Food safety tips for school lunches 

  • Freeze a low fat milk drink, low fat yoghurt tub or freeze fruit cubes - along with an ice brick to keep contents chilled.
  • Make sandwiches, muffins, scrolls etc a week ahead and freeze. They will be deliciously fresh at lunchtime and will help keep contents cold.
  • Invest in an insulated lunch box - with a zip for small hands to open easily.
  • Keep food fresh and protected in reusable hard plastic containers.

Make school lunches easy for you 

  • Leftovers make great lunches the next day and add variety to the menu.
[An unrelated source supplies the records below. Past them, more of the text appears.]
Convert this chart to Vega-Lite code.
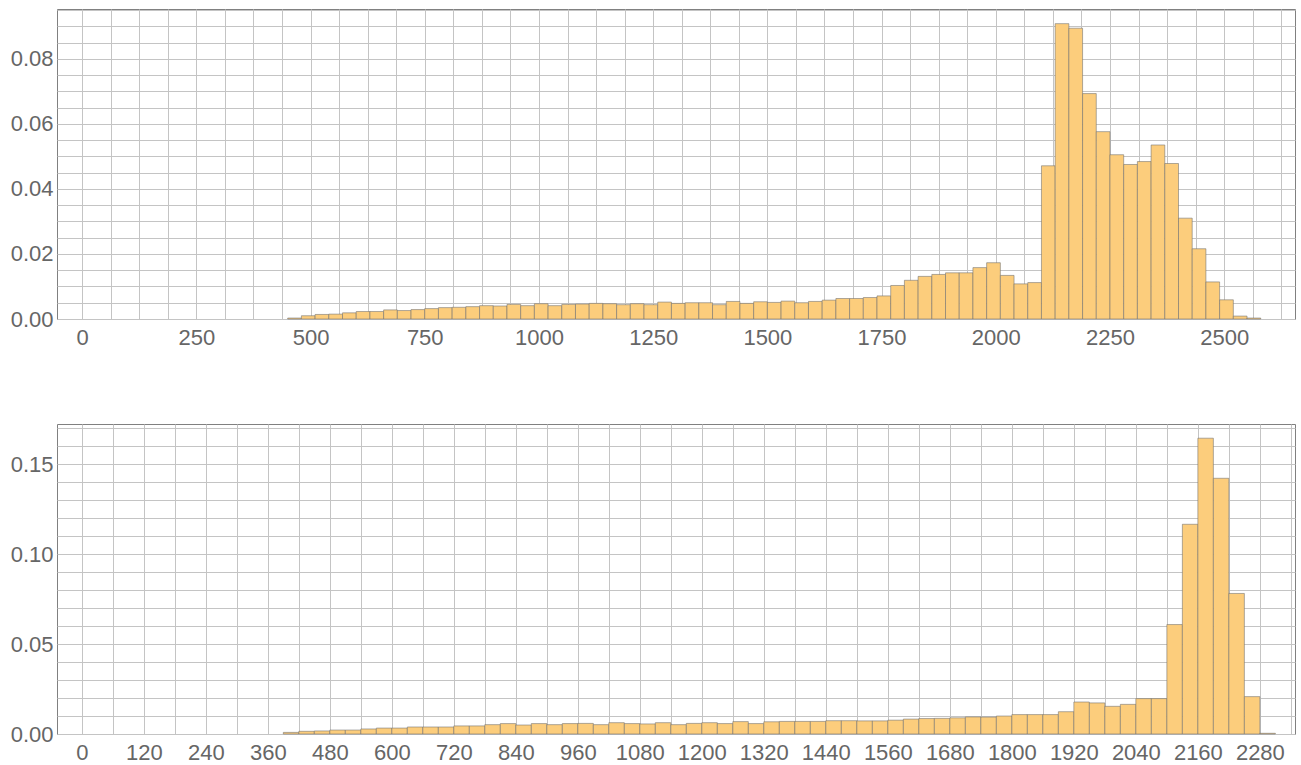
{
  "$schema": "https://vega.github.io/schema/vega-lite/v6.json",
  "background": "white",
  "padding": {"left": 9, "top": 8, "right": 7, "bottom": 5},
  "spacing": 105,
  "bounds": "flush",
  "config": {
    "view": {"stroke": "#808080", "strokeWidth": 1},
    "axis": {
      "labelFont": "Liberation Sans",
      "labelFontSize": 22,
      "labelColor": "#666666",
      "ticks": false,
      "domain": false,
      "gridColor": "#c4c4c4",
      "gridOpacity": 1,
      "gridWidth": 1,
      "title": null,
      "labelPadding": 4
    }
  },
  "datasets": {
    "top": [
      {"start": 450, "end": 480, "density": 0.0003},
      {"start": 480, "end": 510, "density": 0.0010},
      {"start": 510, "end": 540, "density": 0.0014},
      {"start": 540, "end": 570, "density": 0.0015},
      {"start": 570, "end": 600, "density": 0.0019},
      {"start": 600, "end": 630, "density": 0.0023},
      {"start": 630, "end": 660, "density": 0.0023},
      {"start": 660, "end": 690, "density": 0.0028},
      {"start": 690, "end": 720, "density": 0.0026},
      {"start": 720, "end": 750, "density": 0.0029},
      {"start": 750, "end": 780, "density": 0.0032},
      {"start": 780, "end": 810, "density": 0.0035},
      {"start": 810, "end": 840, "density": 0.0036},
      {"start": 840, "end": 870, "density": 0.0038},
      {"start": 870, "end": 900, "density": 0.0041},
      {"start": 900, "end": 930, "density": 0.0040},
      {"start": 930, "end": 960, "density": 0.0045},
      {"start": 960, "end": 990, "density": 0.0041},
      {"start": 990, "end": 1020, "density": 0.0047},
      {"start": 1020, "end": 1050, "density": 0.0041},
      {"start": 1050, "end": 1080, "density": 0.0045},
      {"start": 1080, "end": 1110, "density": 0.0046},
      {"start": 1110, "end": 1140, "density": 0.0048},
      {"start": 1140, "end": 1170, "density": 0.0047},
      {"start": 1170, "end": 1200, "density": 0.0044},
      {"start": 1200, "end": 1230, "density": 0.0047},
      {"start": 1230, "end": 1260, "density": 0.0044},
      {"start": 1260, "end": 1290, "density": 0.0052},
      {"start": 1290, "end": 1320, "density": 0.0048},
      {"start": 1320, "end": 1350, "density": 0.0050},
      {"start": 1350, "end": 1380, "density": 0.0050},
      {"start": 1380, "end": 1410, "density": 0.0044},
      {"start": 1410, "end": 1440, "density": 0.0054},
      {"start": 1440, "end": 1470, "density": 0.0048},
      {"start": 1470, "end": 1500, "density": 0.0053},
      {"start": 1500, "end": 1530, "density": 0.0051},
      {"start": 1530, "end": 1560, "density": 0.0055},
      {"start": 1560, "end": 1590, "density": 0.0050},
      {"start": 1590, "end": 1620, "density": 0.0054},
      {"start": 1620, "end": 1650, "density": 0.0058},
      {"start": 1650, "end": 1680, "density": 0.0063},
      {"start": 1680, "end": 1710, "density": 0.0063},
      {"start": 1710, "end": 1740, "density": 0.0066},
      {"start": 1740, "end": 1770, "density": 0.0071},
      {"start": 1770, "end": 1800, "density": 0.0103},
      {"start": 1800, "end": 1830, "density": 0.0119},
      {"start": 1830, "end": 1860, "density": 0.0131},
      {"start": 1860, "end": 1890, "density": 0.0137},
      {"start": 1890, "end": 1920, "density": 0.0142},
      {"start": 1920, "end": 1950, "density": 0.0142},
      {"start": 1950, "end": 1980, "density": 0.0158},
      {"start": 1980, "end": 2010, "density": 0.0173},
      {"start": 2010, "end": 2040, "density": 0.0134},
      {"start": 2040, "end": 2070, "density": 0.0108},
      {"start": 2070, "end": 2100, "density": 0.0112},
      {"start": 2100, "end": 2130, "density": 0.0471},
      {"start": 2130, "end": 2160, "density": 0.0908},
      {"start": 2160, "end": 2190, "density": 0.0894},
      {"start": 2190, "end": 2220, "density": 0.0693},
      {"start": 2220, "end": 2250, "density": 0.0576},
      {"start": 2250, "end": 2280, "density": 0.0505},
      {"start": 2280, "end": 2310, "density": 0.0475},
      {"start": 2310, "end": 2340, "density": 0.0484},
      {"start": 2340, "end": 2370, "density": 0.0535},
      {"start": 2370, "end": 2400, "density": 0.0478},
      {"start": 2400, "end": 2430, "density": 0.0310},
      {"start": 2430, "end": 2460, "density": 0.0216},
      {"start": 2460, "end": 2490, "density": 0.0114},
      {"start": 2490, "end": 2520, "density": 0.0059},
      {"start": 2520, "end": 2550, "density": 0.0009},
      {"start": 2550, "end": 2580, "density": 0.0003}
    ],
    "bottom": [
      {"start": 390, "end": 420, "density": 0.0009},
      {"start": 420, "end": 450, "density": 0.0015},
      {"start": 450, "end": 480, "density": 0.0017},
      {"start": 480, "end": 510, "density": 0.0022},
      {"start": 510, "end": 540, "density": 0.0022},
      {"start": 540, "end": 570, "density": 0.0028},
      {"start": 570, "end": 600, "density": 0.0033},
      {"start": 600, "end": 630, "density": 0.0033},
      {"start": 630, "end": 660, "density": 0.0039},
      {"start": 660, "end": 690, "density": 0.0039},
      {"start": 690, "end": 720, "density": 0.0039},
      {"start": 720, "end": 750, "density": 0.0045},
      {"start": 750, "end": 780, "density": 0.0045},
      {"start": 780, "end": 810, "density": 0.0052},
      {"start": 810, "end": 840, "density": 0.0058},
      {"start": 840, "end": 870, "density": 0.0050},
      {"start": 870, "end": 900, "density": 0.0058},
      {"start": 900, "end": 930, "density": 0.0052},
      {"start": 930, "end": 960, "density": 0.0058},
      {"start": 960, "end": 990, "density": 0.0059},
      {"start": 990, "end": 1020, "density": 0.0052},
      {"start": 1020, "end": 1050, "density": 0.0063},
      {"start": 1050, "end": 1080, "density": 0.0058},
      {"start": 1080, "end": 1110, "density": 0.0056},
      {"start": 1110, "end": 1140, "density": 0.0063},
      {"start": 1140, "end": 1170, "density": 0.0052},
      {"start": 1170, "end": 1200, "density": 0.0059},
      {"start": 1200, "end": 1230, "density": 0.0063},
      {"start": 1230, "end": 1260, "density": 0.0058},
      {"start": 1260, "end": 1290, "density": 0.0069},
      {"start": 1290, "end": 1320, "density": 0.0058},
      {"start": 1320, "end": 1350, "density": 0.0068},
      {"start": 1350, "end": 1380, "density": 0.0070},
      {"start": 1380, "end": 1410, "density": 0.0070},
      {"start": 1410, "end": 1440, "density": 0.0070},
      {"start": 1440, "end": 1470, "density": 0.0074},
      {"start": 1470, "end": 1500, "density": 0.0074},
      {"start": 1500, "end": 1530, "density": 0.0073},
      {"start": 1530, "end": 1560, "density": 0.0073},
      {"start": 1560, "end": 1590, "density": 0.0077},
      {"start": 1590, "end": 1620, "density": 0.0083},
      {"start": 1620, "end": 1650, "density": 0.0086},
      {"start": 1650, "end": 1680, "density": 0.0087},
      {"start": 1680, "end": 1710, "density": 0.0090},
      {"start": 1710, "end": 1740, "density": 0.0095},
      {"start": 1740, "end": 1770, "density": 0.0094},
      {"start": 1770, "end": 1800, "density": 0.0100},
      {"start": 1800, "end": 1830, "density": 0.0108},
      {"start": 1830, "end": 1860, "density": 0.0108},
      {"start": 1860, "end": 1890, "density": 0.0108},
      {"start": 1890, "end": 1920, "density": 0.0124},
      {"start": 1920, "end": 1950, "density": 0.0178},
      {"start": 1950, "end": 1980, "density": 0.0173},
      {"start": 1980, "end": 2010, "density": 0.0154},
      {"start": 2010, "end": 2040, "density": 0.0165},
      {"start": 2040, "end": 2070, "density": 0.0197},
      {"start": 2070, "end": 2100, "density": 0.0197},
      {"start": 2100, "end": 2130, "density": 0.0609},
      {"start": 2130, "end": 2160, "density": 0.1167},
      {"start": 2160, "end": 2190, "density": 0.1646},
      {"start": 2190, "end": 2220, "density": 0.1423},
      {"start": 2220, "end": 2250, "density": 0.0782},
      {"start": 2250, "end": 2280, "density": 0.0208},
      {"start": 2280, "end": 2310, "density": 0.0004}
    ]
  },
  "vconcat": [
    {
      "width": 1238,
      "height": 310,
      "data": {"name": "top"},
      "mark": {"type": "rect", "fill": "#fccd7c", "stroke": "#6e6e6e", "strokeOpacity": 0.55, "strokeWidth": 1},
      "encoding": {
        "x": {
          "field": "start",
          "type": "quantitative",
          "scale": {"domain": [-55, 2655], "nice": false, "zero": false},
          "axis": {
            "values": [0, 62.5, 125, 187.5, 250, 312.5, 375, 437.5, 500, 562.5, 625, 687.5, 750, 812.5, 875, 937.5, 1000, 1062.5, 1125, 1187.5, 1250, 1312.5, 1375, 1437.5, 1500, 1562.5, 1625, 1687.5, 1750, 1812.5, 1875, 1937.5, 2000, 2062.5, 2125, 2187.5, 2250, 2312.5, 2375, 2437.5, 2500, 2562.5, 2625],
            "labelExpr": "datum.value % 250 === 0 ? format(datum.value, 'd') : ''",
            "labelPadding": 8
          }
        },
        "x2": {"field": "end"},
        "y": {
          "field": "density",
          "type": "quantitative",
          "scale": {"domain": [0, 0.0953], "nice": false},
          "axis": {
            "values": [0, 0.005, 0.01, 0.015, 0.02, 0.025, 0.03, 0.035, 0.04, 0.045, 0.05, 0.055, 0.06, 0.065, 0.07, 0.075, 0.08, 0.085, 0.09, 0.095],
            "labelExpr": "round(datum.value * 1000) % 20 === 0 ? format(datum.value, '.2f') : ''"
          }
        },
        "y2": {"datum": 0}
      }
    },
    {
      "width": 1238,
      "height": 310,
      "data": {"name": "bottom"},
      "mark": {"type": "rect", "fill": "#fccd7c", "stroke": "#6e6e6e", "strokeOpacity": 0.55, "strokeWidth": 1},
      "encoding": {
        "x": {
          "field": "start",
          "type": "quantitative",
          "scale": {"domain": [-48, 2348], "nice": false, "zero": false},
          "axis": {
            "values": [0, 60, 120, 180, 240, 300, 360, 420, 480, 540, 600, 660, 720, 780, 840, 900, 960, 1020, 1080, 1140, 1200, 1260, 1320, 1380, 1440, 1500, 1560, 1620, 1680, 1740, 1800, 1860, 1920, 1980, 2040, 2100, 2160, 2220, 2280, 2340],
            "labelExpr": "datum.value % 120 === 0 ? format(datum.value, 'd') : ''",
            "labelPadding": 8
          }
        },
        "x2": {"field": "end"},
        "y": {
          "field": "density",
          "type": "quantitative",
          "scale": {"domain": [0, 0.1725], "nice": false},
          "axis": {
            "values": [0, 0.01, 0.02, 0.03, 0.04, 0.05, 0.06, 0.07, 0.08, 0.09, 0.1, 0.11, 0.12, 0.13, 0.14, 0.15, 0.16, 0.17],
            "labelExpr": "round(datum.value * 100) % 5 === 0 ? format(datum.value, '.2f') : ''"
          }
        },
        "y2": {"datum": 0}
      }
    }
  ]
}
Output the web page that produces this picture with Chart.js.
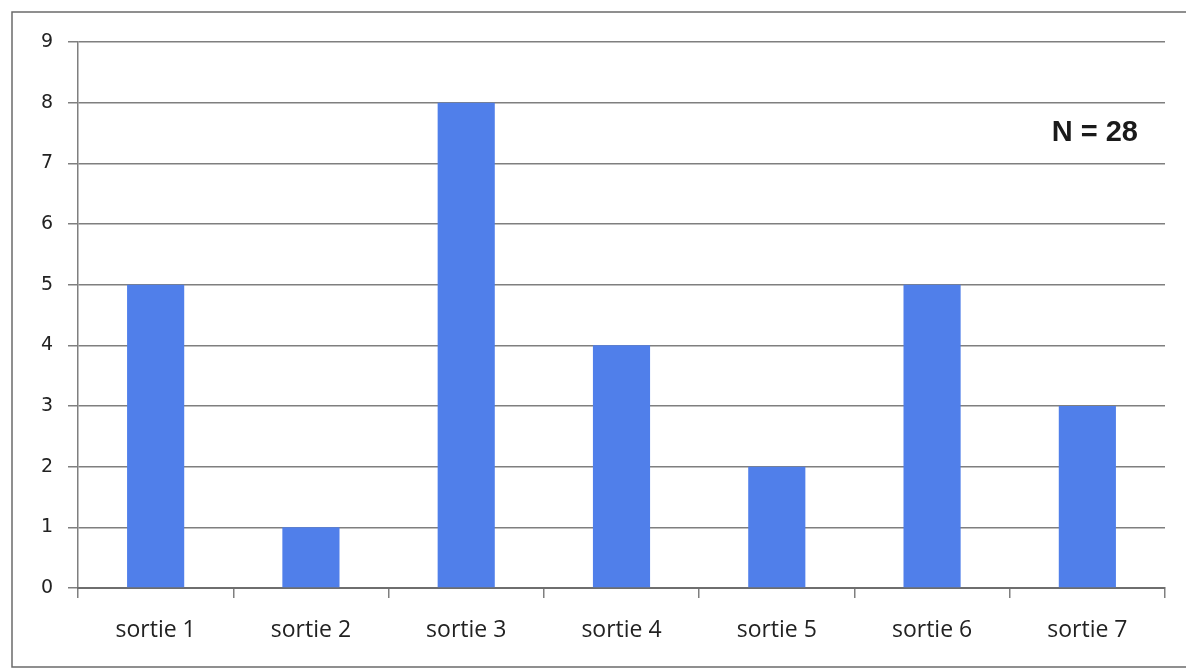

For example:
  • Use leftover roast to make sandwiches and bolognaise sauce make great wraps sprinkled with cheese or taco mince made into burritos.
  • Meals like fried rice and even some stir fries are appetizing cold.
  • Add leftover meatballs, cutlets or sliced steak with cut-up raw vegetables such as carrot and celery sticks; snow peas and cherry tomatoes.
  • For schools with microwaves, pack leftover pasta meals such as spaghetti bolognaise or lasagne

Plan school lunches ahead 

  • This year, break the lunch box rut and plan to pack some serious nutrition into the school lunch ahead of time by planning the week's school lunches ahead.